"""

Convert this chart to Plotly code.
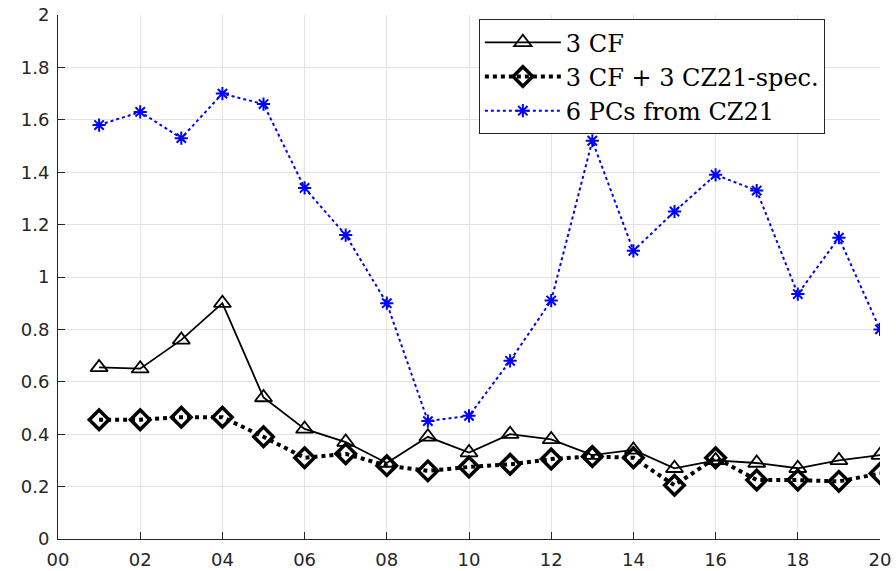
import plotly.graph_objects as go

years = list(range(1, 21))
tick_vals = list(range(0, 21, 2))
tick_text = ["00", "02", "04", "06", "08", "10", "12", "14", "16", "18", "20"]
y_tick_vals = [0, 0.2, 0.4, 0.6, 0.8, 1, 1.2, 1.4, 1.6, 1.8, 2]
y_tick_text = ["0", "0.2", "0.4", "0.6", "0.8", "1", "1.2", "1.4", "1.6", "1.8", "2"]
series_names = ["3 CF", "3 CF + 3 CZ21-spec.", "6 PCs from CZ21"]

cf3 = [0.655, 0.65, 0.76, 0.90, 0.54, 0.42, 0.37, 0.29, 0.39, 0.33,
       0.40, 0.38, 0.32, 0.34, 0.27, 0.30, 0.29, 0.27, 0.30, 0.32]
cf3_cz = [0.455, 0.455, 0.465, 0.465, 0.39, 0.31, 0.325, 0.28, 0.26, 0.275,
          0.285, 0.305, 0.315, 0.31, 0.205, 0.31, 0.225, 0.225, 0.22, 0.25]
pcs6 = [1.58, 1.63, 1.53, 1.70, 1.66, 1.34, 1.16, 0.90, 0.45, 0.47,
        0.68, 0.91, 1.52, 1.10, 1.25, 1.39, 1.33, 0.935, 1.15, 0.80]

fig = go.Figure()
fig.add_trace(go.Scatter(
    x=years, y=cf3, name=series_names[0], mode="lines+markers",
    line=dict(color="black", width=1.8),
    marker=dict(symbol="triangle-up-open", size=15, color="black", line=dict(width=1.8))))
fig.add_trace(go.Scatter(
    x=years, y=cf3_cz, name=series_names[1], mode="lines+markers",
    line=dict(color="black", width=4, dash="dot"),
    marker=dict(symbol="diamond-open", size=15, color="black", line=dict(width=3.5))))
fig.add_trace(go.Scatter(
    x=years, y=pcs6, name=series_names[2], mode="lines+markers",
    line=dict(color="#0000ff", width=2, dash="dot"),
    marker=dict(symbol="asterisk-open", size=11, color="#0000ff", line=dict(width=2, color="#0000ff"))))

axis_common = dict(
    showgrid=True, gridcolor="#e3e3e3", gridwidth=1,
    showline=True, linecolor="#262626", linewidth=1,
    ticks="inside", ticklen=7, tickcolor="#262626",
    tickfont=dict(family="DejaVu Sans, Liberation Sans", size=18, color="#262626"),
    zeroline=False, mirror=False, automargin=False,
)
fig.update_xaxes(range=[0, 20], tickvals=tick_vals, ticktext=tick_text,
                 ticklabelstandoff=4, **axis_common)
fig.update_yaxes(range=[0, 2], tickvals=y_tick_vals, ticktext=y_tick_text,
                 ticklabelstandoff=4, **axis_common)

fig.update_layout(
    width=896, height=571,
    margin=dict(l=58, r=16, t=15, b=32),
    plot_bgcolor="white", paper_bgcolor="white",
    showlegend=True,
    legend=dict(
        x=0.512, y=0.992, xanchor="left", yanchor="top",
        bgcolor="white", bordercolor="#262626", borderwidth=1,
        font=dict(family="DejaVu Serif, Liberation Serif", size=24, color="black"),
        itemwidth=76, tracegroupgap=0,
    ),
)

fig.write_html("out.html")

"""

TASK TO CARRY OUT:
Write out again exactly the lines from the start of the data above through the line containing "import plotly.graph_objects as go", inclusive, excluding any pictures.

IN RESPONSE:
Convert this chart to Plotly code.
import plotly.graph_objects as go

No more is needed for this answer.